### Task data
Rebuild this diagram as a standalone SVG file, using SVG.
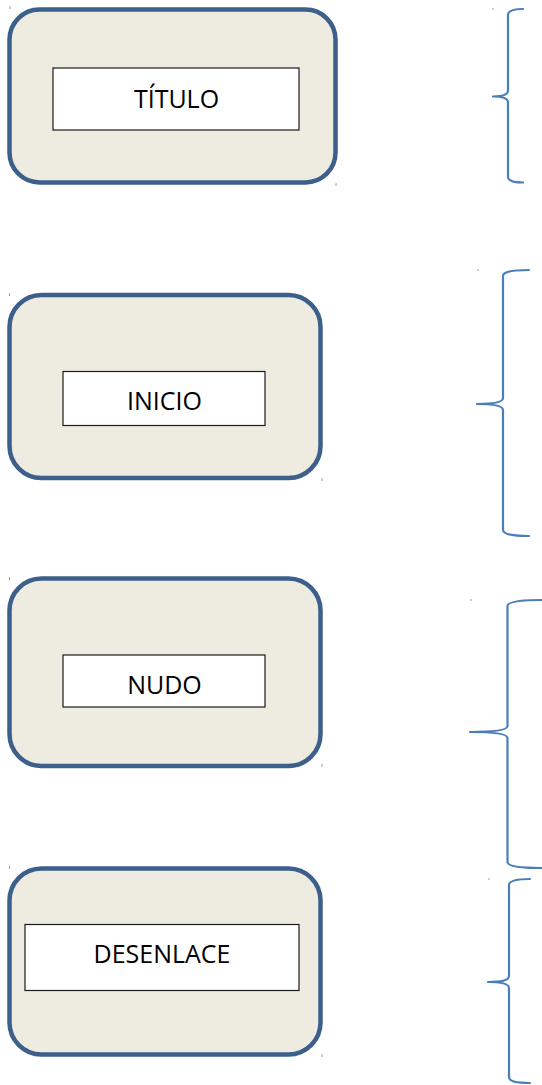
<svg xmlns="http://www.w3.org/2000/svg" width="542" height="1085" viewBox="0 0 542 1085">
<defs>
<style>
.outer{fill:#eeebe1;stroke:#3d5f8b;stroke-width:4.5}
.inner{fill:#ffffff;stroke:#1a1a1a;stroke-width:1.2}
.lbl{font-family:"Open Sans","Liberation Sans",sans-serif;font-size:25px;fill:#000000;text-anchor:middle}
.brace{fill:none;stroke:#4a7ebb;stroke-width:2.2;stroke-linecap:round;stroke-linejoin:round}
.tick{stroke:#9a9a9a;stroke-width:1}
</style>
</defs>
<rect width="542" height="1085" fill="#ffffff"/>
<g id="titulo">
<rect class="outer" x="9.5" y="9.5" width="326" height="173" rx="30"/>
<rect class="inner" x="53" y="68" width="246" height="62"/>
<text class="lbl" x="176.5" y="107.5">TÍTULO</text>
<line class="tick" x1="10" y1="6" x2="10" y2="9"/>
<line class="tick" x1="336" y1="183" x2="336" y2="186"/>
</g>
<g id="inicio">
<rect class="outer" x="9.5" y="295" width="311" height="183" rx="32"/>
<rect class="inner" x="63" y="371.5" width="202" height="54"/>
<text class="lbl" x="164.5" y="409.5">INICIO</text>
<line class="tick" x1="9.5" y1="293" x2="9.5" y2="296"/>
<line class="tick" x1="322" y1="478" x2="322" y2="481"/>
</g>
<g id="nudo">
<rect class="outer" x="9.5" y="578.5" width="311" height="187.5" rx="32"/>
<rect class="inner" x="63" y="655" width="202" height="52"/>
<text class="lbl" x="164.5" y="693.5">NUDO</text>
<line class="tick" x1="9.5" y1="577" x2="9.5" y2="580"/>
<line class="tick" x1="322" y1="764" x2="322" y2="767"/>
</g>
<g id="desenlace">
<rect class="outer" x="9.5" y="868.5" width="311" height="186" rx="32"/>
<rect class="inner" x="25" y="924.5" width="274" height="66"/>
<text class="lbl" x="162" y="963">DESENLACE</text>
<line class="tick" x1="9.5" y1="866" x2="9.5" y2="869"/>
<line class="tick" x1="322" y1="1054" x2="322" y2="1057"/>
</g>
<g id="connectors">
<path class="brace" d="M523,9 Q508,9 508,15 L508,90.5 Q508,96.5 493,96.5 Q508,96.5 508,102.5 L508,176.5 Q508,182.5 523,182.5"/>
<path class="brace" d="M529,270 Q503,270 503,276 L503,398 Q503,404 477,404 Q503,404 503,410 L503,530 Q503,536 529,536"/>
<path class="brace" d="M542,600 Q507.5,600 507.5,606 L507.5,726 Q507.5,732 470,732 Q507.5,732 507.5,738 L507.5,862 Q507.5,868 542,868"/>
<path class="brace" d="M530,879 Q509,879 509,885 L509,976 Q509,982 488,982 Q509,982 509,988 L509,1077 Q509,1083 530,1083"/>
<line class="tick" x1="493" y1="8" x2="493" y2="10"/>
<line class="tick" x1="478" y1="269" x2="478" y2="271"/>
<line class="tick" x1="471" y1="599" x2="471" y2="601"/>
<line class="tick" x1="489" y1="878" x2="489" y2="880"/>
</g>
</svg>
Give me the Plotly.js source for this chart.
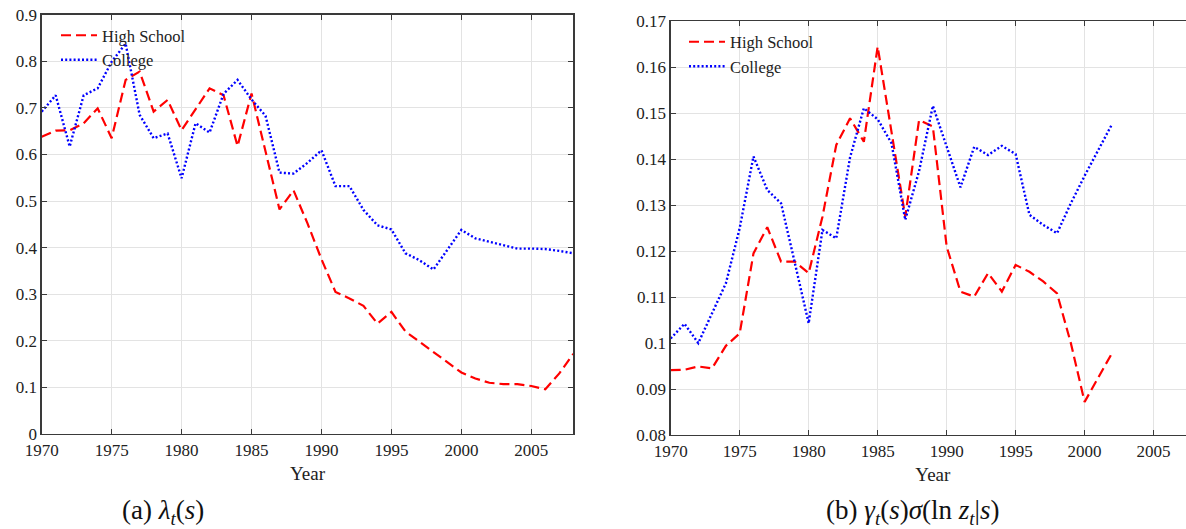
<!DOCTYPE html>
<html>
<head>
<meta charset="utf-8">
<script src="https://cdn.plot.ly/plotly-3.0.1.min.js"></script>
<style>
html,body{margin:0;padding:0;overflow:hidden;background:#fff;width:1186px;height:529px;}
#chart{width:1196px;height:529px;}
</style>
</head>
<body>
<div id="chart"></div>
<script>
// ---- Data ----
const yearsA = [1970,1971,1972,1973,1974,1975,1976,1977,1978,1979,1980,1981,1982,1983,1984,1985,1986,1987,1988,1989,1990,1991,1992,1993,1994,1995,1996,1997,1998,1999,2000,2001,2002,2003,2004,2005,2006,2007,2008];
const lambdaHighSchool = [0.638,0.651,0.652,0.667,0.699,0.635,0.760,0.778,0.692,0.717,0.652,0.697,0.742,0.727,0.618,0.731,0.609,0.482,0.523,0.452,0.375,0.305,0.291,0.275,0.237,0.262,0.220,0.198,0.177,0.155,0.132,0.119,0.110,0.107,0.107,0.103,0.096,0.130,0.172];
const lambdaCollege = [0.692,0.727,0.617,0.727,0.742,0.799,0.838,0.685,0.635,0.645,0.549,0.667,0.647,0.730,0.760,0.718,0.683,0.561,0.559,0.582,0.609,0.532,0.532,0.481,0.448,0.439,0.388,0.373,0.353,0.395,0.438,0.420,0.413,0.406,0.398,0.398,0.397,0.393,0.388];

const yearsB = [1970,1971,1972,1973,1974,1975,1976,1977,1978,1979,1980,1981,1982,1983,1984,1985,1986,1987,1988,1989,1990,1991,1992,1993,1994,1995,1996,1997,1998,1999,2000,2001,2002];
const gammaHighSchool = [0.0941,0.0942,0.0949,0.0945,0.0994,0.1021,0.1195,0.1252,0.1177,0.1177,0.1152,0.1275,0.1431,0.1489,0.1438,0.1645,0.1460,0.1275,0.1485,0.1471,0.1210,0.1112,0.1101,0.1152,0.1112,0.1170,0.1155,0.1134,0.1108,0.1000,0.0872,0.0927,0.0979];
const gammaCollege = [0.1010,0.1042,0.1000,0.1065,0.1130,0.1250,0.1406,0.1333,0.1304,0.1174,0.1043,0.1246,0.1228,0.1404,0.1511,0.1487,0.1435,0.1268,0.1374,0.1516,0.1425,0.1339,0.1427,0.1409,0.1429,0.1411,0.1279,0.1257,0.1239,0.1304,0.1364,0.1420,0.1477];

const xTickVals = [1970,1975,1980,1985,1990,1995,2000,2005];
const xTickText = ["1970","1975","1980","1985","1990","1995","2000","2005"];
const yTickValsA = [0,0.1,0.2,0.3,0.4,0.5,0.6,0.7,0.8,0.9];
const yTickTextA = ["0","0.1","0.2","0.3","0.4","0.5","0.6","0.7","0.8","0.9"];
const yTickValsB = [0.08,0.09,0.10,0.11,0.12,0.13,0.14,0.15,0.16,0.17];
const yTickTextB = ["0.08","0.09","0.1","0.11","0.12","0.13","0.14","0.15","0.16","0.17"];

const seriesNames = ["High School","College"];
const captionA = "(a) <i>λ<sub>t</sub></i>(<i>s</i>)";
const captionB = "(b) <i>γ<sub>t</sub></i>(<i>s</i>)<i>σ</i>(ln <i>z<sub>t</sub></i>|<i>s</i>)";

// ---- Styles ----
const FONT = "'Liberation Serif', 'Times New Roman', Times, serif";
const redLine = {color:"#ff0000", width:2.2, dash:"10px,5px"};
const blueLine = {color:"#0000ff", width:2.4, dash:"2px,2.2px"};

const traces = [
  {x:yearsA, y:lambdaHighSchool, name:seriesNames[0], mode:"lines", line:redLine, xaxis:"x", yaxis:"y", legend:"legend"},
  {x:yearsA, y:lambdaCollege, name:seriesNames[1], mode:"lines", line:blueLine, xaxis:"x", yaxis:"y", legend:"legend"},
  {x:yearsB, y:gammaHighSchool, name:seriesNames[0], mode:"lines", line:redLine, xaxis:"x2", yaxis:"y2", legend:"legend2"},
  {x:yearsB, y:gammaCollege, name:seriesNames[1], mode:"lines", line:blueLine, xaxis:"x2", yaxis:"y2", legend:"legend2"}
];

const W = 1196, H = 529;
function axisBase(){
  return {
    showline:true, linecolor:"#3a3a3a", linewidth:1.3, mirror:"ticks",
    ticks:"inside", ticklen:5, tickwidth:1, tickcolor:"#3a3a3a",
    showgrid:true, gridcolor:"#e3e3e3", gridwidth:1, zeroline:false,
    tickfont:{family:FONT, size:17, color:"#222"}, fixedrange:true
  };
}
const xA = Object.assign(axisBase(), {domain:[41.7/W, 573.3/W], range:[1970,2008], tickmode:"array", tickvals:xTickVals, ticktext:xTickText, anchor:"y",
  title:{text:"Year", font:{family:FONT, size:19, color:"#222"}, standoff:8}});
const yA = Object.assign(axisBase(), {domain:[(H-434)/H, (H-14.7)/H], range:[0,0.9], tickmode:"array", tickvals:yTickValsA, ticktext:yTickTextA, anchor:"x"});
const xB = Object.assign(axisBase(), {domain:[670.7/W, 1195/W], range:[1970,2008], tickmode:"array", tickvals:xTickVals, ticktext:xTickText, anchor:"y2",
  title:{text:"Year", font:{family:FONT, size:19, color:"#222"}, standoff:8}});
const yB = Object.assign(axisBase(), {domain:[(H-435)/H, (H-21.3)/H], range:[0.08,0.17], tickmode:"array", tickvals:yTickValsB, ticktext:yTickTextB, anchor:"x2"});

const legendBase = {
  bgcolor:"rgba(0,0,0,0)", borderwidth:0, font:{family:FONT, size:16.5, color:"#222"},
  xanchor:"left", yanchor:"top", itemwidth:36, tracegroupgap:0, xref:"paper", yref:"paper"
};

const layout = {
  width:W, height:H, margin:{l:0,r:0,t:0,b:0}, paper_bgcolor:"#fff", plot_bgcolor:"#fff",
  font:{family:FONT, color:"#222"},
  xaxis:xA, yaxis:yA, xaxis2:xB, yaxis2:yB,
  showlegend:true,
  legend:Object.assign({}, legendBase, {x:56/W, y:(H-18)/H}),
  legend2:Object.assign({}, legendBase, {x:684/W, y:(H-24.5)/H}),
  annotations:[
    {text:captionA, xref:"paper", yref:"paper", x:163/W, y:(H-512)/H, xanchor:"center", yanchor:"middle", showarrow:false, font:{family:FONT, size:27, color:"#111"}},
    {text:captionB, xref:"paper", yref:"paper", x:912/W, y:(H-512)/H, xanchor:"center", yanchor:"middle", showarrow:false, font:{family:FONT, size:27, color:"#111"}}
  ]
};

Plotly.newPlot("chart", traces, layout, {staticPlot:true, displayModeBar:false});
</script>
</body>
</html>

### Stated task
Extract lines where the string "this" occurs.

### Exercise solution
Rebuild this diagram as a standalone SVG file, using SVG.
Give me the Plotly.js source for this chart.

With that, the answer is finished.